_WHAT YOU NEED TO DO_. Identify each line holding the string "matplotlib" and copy it.

_SOURCE MATERIAL_.
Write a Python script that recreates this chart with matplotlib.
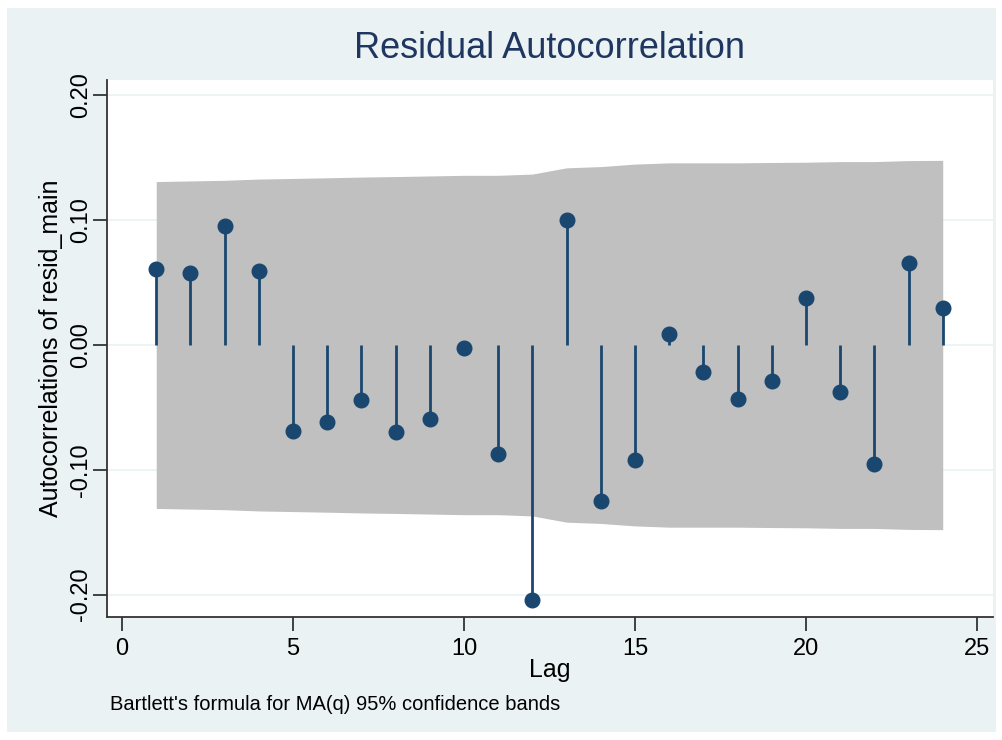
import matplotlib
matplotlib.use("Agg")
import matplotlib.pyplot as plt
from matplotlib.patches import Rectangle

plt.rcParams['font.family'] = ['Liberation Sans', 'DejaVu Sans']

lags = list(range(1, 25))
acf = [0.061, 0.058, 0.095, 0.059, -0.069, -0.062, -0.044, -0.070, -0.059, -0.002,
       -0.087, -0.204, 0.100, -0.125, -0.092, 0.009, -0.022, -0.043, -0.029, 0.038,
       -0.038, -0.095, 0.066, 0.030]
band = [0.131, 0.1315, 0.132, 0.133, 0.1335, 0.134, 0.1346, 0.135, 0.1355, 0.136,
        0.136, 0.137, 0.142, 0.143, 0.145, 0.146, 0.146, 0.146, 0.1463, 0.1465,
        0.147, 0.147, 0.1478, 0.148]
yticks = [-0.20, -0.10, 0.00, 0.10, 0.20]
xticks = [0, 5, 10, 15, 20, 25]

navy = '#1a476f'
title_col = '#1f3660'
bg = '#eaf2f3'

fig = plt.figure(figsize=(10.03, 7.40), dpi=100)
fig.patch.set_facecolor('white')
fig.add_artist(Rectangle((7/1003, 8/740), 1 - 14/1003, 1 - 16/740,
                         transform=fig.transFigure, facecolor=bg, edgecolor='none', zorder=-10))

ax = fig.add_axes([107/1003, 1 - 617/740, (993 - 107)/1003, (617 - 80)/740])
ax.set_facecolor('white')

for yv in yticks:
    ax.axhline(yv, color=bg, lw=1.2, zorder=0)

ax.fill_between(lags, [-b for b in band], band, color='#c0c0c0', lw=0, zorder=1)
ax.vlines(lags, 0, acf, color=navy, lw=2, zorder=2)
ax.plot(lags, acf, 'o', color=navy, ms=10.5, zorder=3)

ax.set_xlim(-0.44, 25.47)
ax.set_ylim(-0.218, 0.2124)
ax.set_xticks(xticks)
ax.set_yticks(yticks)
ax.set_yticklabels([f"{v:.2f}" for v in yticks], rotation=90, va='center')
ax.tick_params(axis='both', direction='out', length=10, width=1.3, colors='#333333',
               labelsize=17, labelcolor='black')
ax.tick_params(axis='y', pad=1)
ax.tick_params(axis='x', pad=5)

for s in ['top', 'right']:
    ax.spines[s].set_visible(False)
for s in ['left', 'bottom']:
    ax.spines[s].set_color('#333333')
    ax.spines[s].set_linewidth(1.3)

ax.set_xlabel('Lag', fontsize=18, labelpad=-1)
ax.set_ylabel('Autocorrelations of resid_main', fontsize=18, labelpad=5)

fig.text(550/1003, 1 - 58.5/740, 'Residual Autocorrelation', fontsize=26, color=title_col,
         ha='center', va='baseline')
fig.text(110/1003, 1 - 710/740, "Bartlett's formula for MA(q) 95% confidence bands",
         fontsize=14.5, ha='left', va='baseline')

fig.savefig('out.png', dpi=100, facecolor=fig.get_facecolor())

_TASK OUTPUT_.
Write a Python script that recreates this chart with matplotlib.
import matplotlib
matplotlib.use("Agg")
import matplotlib.pyplot as plt
from matplotlib.patches import Rectangle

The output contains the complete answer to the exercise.